§ **TASK REQUIREMENTS**: Images are not part of the copy; transcribe all the data exactly.

** start of DATA SEGMENT **

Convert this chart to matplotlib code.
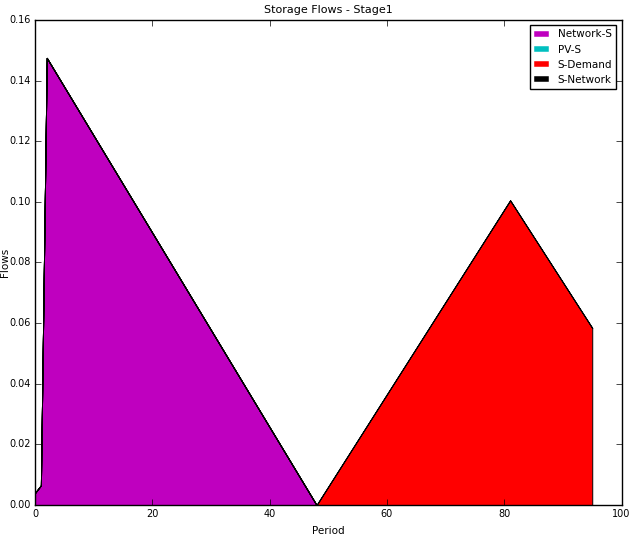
import numpy as np
import matplotlib
matplotlib.use('Agg')
import matplotlib.pyplot as plt

plt.style.use('classic')

# period vertices (straight segments between them)
period = [0, 1, 2, 48, 81, 95]
network_s = [0.004, 0.0065, 0.1475, 0.0, 0.0, 0.0]
pv_s = [0.0, 0.0, 0.0, 0.0, 0.0, 0.0]
s_demand = [0.0, 0.0, 0.0, 0.0, 0.1005, 0.0584]
s_network = [0.0, 0.0, 0.0, 0.0, 0.0, 0.0]

labels = ['Network-S', 'PV-S', 'S-Demand', 'S-Network']
colors = ['m', 'c', 'r', 'k']

fig = plt.figure(figsize=(6.3, 5.36), dpi=100, facecolor='white')
ax = fig.add_axes([0.0556, 0.0578, 0.931, 0.905])

ax.stackplot(period, network_s, pv_s, s_demand, s_network,
             colors=colors, linewidth=0.7, edgecolor='k')

# proxy lines for the legend
for lab, col in zip(labels, colors):
    ax.plot([], [], color=col, label=lab, linewidth=4)

ax.set_xlim(0, 100)
ax.set_ylim(0, 0.16)
ax.set_xticks(np.arange(0, 101, 20))
ax.set_yticks(np.arange(0, 0.161, 0.02))
ax.yaxis.set_major_formatter(plt.FormatStrFormatter('%.2f'))
ax.tick_params(labelsize=7, pad=3)

ax.set_xlabel('Period', fontsize=7.5)
ax.set_ylabel('Flows', fontsize=7.5)
ax.yaxis.set_label_coords(-0.042, 0.5)
ax.set_title('Storage Flows - Stage1', fontsize=8)
ax.legend(loc='upper right', fontsize=7.5, handlelength=1.5)

fig.savefig('out.png', dpi=100, facecolor='white')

** end of DATA SEGMENT **

§ **RESULT**:
Convert this chart to matplotlib code.
import numpy as np
import matplotlib
matplotlib.use('Agg')
import matplotlib.pyplot as plt

plt.style.use('classic')

# period vertices (straight segments between them)
period = [0, 1, 2, 48, 81, 95]
network_s = [0.004, 0.0065, 0.1475, 0.0, 0.0, 0.0]
pv_s = [0.0, 0.0, 0.0, 0.0, 0.0, 0.0]
s_demand = [0.0, 0.0, 0.0, 0.0, 0.1005, 0.0584]
s_network = [0.0, 0.0, 0.0, 0.0, 0.0, 0.0]

labels = ['Network-S', 'PV-S', 'S-Demand', 'S-Network']
colors = ['m', 'c', 'r', 'k']

fig = plt.figure(figsize=(6.3, 5.36), dpi=100, facecolor='white')
ax = fig.add_axes([0.0556, 0.0578, 0.931, 0.905])

ax.stackplot(period, network_s, pv_s, s_demand, s_network,
             colors=colors, linewidth=0.7, edgecolor='k')

# proxy lines for the legend
for lab, col in zip(labels, colors):
    ax.plot([], [], color=col, label=lab, linewidth=4)

ax.set_xlim(0, 100)
ax.set_ylim(0, 0.16)
ax.set_xticks(np.arange(0, 101, 20))
ax.set_yticks(np.arange(0, 0.161, 0.02))
ax.yaxis.set_major_formatter(plt.FormatStrFormatter('%.2f'))
ax.tick_params(labelsize=7, pad=3)

ax.set_xlabel('Period', fontsize=7.5)
ax.set_ylabel('Flows', fontsize=7.5)
ax.yaxis.set_label_coords(-0.042, 0.5)
ax.set_title('Storage Flows - Stage1', fontsize=8)
ax.legend(loc='upper right', fontsize=7.5, handlelength=1.5)

fig.savefig('out.png', dpi=100, facecolor='white')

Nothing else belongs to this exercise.